Weight-loss drug studies widen to strokes and knee joints

Denmark’s Novo Nordisk’s blockbuster diabetes drug Ozempic and weight-loss therapy Wegovy are being studied to see whether they can improve health in other ways.

Both treatments contain the active ingredient semaglutide, part of a class known as GLP-1 drugs that work by helping to control blood sugar levels and triggering a feeling of fullness.

Researchers have also found the treatments can protect against heart and kidney disease, and are testing them for conditions such as Parkinson’s and alcohol addiction.

Yet, Novo Nordisk cannot make enough Wegovy to meet demand, and only sells it in a few of the world’s wealthiest countries. Many people have turned instead to Novo’s diabetes medicine Ozempic, which contains the same active ingredient, to shed pounds. That has created shortages of Ozempic. 

Other conditions

Here are other conditions that GLP-1 treatments are being tested against:

Eli Lilly’s tirzepatide, a GLP-1 therapy sold as Mounjaro for diabetes and Zepbound for weight loss, is being evaluated in a mid-stage study of chronic kidney disease in patients with obesity. Lilly plans to enroll up to 140 participants. 

Lilly is also testing tirzepatide for patients with heart failure and obesity. It expects to enroll about 700 people in the study, which is expected to be completed by July.

Researchers at the Chinese University of Hong Kong are testing Novo’s semaglutide along with mechanical removal of clots in patients with strokes caused by the blockage of large blood vessels to the brain compared with standard therapy. The mid-stage study aims to recruit about 140 patients.

Researchers at the Danish Headache Centre in Denmark are testing semaglutide as a treatment for new-onset idiopathic intracranial hypertension, a condition associated with obesity where pressure inside the head rises, along with a very low-calorie diet.
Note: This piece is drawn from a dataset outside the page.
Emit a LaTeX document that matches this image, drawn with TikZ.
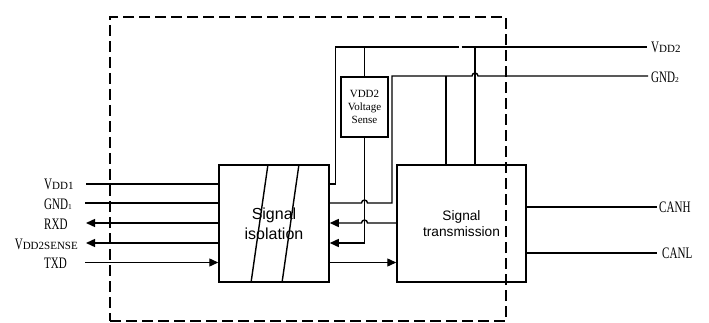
\documentclass[tikz,border=0pt]{standalone}
\usepackage{fontspec}
\setmainfont{Liberation Serif}
\newfontfamily\blockfont{Liberation Sans}
\usetikzlibrary{arrows.meta,positioning}

\newcommand{\pinfont}{\fontsize{16}{16}\selectfont}
\newcommand{\cn}[1]{\scalebox{0.69}[1]{#1}}
\newcommand{\pinsub}[1]{{\fontsize{11}{11}\selectfont #1}}
\newcommand{\pinidx}[1]{{\fontsize{7.5}{7.5}\selectfont #1}}

\begin{document}
\begin{tikzpicture}[
      x=1pt, y=-1pt,
      blk/.style={draw, line width=1.5pt, inner sep=0pt, align=center},
      frame/.style={draw, line width=1.5pt, dash pattern=on 11pt off 5pt},
      lbl/.style={font=\pinfont, inner sep=0pt},
      wire/.style={line width=1.4pt},
      arr/.style={wire, -{Triangle[length=9pt,width=8pt]}}
    ]
    \useasboundingbox (0,0) rectangle (709,323);

    \node[frame, minimum width=396pt, minimum height=304pt] (board) at (308,169) {};

    \node[blk, minimum width=110pt, minimum height=117pt,
      font=\blockfont\fontsize{16}{20}\selectfont] (iso) at (274,223.5) {Signal\\isolation};
    \draw[wire] ([xshift=-6pt]iso.north) -- ([xshift=-23pt]iso.south);
    \draw[wire] ([xshift=25pt]iso.north) -- ([xshift=8pt]iso.south);

    \node[blk, minimum width=129pt, minimum height=117pt,
      font=\blockfont\fontsize{13.7}{16}\selectfont] (trans) at (461.5,223.5) {Signal\\transmission};

    \node[blk, minimum width=47pt, minimum height=60pt,
      font=\fontsize{11}{13}\selectfont] (sense) at (364.5,107) {VDD2\\Voltage\\Sense};

    % pins on the left
    \coordinate (l1) at (86,184);
    \coordinate (l2) at (85,203);
    \coordinate (l3) at (86,223);
    \coordinate (l4) at (86,243);
    \coordinate (l5) at (85,262.5);
    \node[lbl, anchor=west] (vdda) at (44,184.5) {\cn{V}\pinsub{DD1}};
    \node[lbl, anchor=west] (gnda) at (44,204) {\cn{GND}\pinidx{1}};
    \node[lbl, anchor=west] (rxd) at (44,224) {\cn{RXD}};
    \node[lbl, anchor=east] (vsense) at (78,244) {\cn{V}\pinsub{DD2SENSE}};
    \node[lbl, anchor=west] (txd) at (44,263.5) {\cn{TXD}};

    % pins on the right
    \coordinate (vddb) at (647,47);
    \coordinate (gndb) at (648,76);
    \coordinate (canh) at (657,207);
    \coordinate (canl) at (657,253);
    \node[lbl, anchor=west] (vddbl) at (651,47.5) {\cn{V}\pinsub{DD2}};
    \node[lbl, anchor=west] (gndbl) at (651,77) {\cn{GND}\pinidx{2}};
    \node[lbl, anchor=west] (canhl) at (659,207.5) {\cn{CANH}};
    \node[lbl, anchor=west] (canll) at (662,253.5) {\cn{CANL}};

    \coordinate (t1) at (446,76);
    \coordinate (t2) at (475,47);

    \draw[wire] (l1) -- (l1 -| iso.west);
    \draw[wire] (l2) -- (l2 -| iso.west);
    \draw[arr] (l3 -| iso.west) -- (l3);
    \draw[arr] (l4 -| iso.west) -- (l4);
    \draw[arr] (l5) -- (l5 -| iso.west);

    \draw[wire] (iso.east |- l1) -- ++(6,0) |- (458.5,47);
    \draw[wire] (461.5,47) -- (vddb);
    \draw[wire] (sense.north) -- (sense.north |- vddb);
    \draw[arr] (sense.south) |- (iso.east |- l4);
    \draw[wire] (iso.east |- l2) -- (361.5,203) arc[start angle=180, end angle=0, radius=3pt]
      -- (392,203) -- (392,76) -- (472,76) arc[start angle=180, end angle=0, radius=3pt] -- (gndb);
    \draw[arr] (trans.west |- l3) -- (367.5,223) arc[start angle=0, end angle=180, radius=3pt]
      -- (iso.east |- l3);
    \draw[arr] (iso.east |- l5) -- (trans.west |- l5);

    \draw[wire] (t1) -- (t1 |- trans.north);
    \draw[wire] (t2) -- (t2 |- trans.north);

    \draw[wire] (trans.east |- canh) -- (canh);
    \draw[wire] (trans.east |- canl) -- (canl);
  \end{tikzpicture}
\end{document}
The study aims to recruit about 50 patients and wrap up as early as 2025.

Novo has begun a trial testing semaglutide in patients with early Alzheimer’s disease. The study, which will enroll 1,840 patients, could reach primary completion as early as 2025.

Novo is also testing semaglutide in a late-stage trial of patients with a type of fatty liver disease called non-alcoholic steatohepatitis, or Nash. The study is expected to enroll about 1,200 patients and close as early as 2028. Lilly’s tirzepatide is also being evaluated in a mid-stage study in nearly 200 Nash patients.

Researchers at University Hospital in Toulouse tested Sanofi’s GLP-1 drug lixisenatide, branded as Adlyxin, for the treatment of type 2 diabetes, in addition to usual anti-Parkinson’s drugs in a mid-stage study of about 156 patients with early Parkinson’s disease. Preliminary results showed the therapy might slow progression of motor symptoms, with more data expected in early 2024.

Lilly’s tirzepatide is in late-stage testing for treatment of patients with obstructive sleep apnea and obesity, including people who use respiratory devices that help keep their airways open while they sleep as well as people who will not use such devices. The study is expected to enroll about 469 participants. 

In a pilot study sponsored by Cincinnati Children’s Hospital, researchers found that Novo’s GLP-1 drug Victoza, or liraglutide, helped to reduce the severity of sleep apnea in 12 out of 18 adult patients without diabetes.

Researchers at the Women’s Hospital in Los Angeles found that liraglutide, the active ingredient in Novo’s drugs Victoza and Saxenda, helped to reduce elevated testosterone levels significantly in obese women with polycystic ovary syndrome, the most common hormonal disorder in females of reproductive age. The late-stage study enrolled 88 participants.

An experimental Lilly GLP-1, retatrutide, is being studied in patients who are overweight and have osteoarthritis of the knee, a degenerative joint disease. The study is currently enrolling up to 405 patients.

A study by the University of Copenhagen’s Psychiatric Centre Rigshospitalet is investigating whether treatment with semaglutide helps to reduce alcohol intake in 108 patients diagnosed with alcohol use disorder and obesity.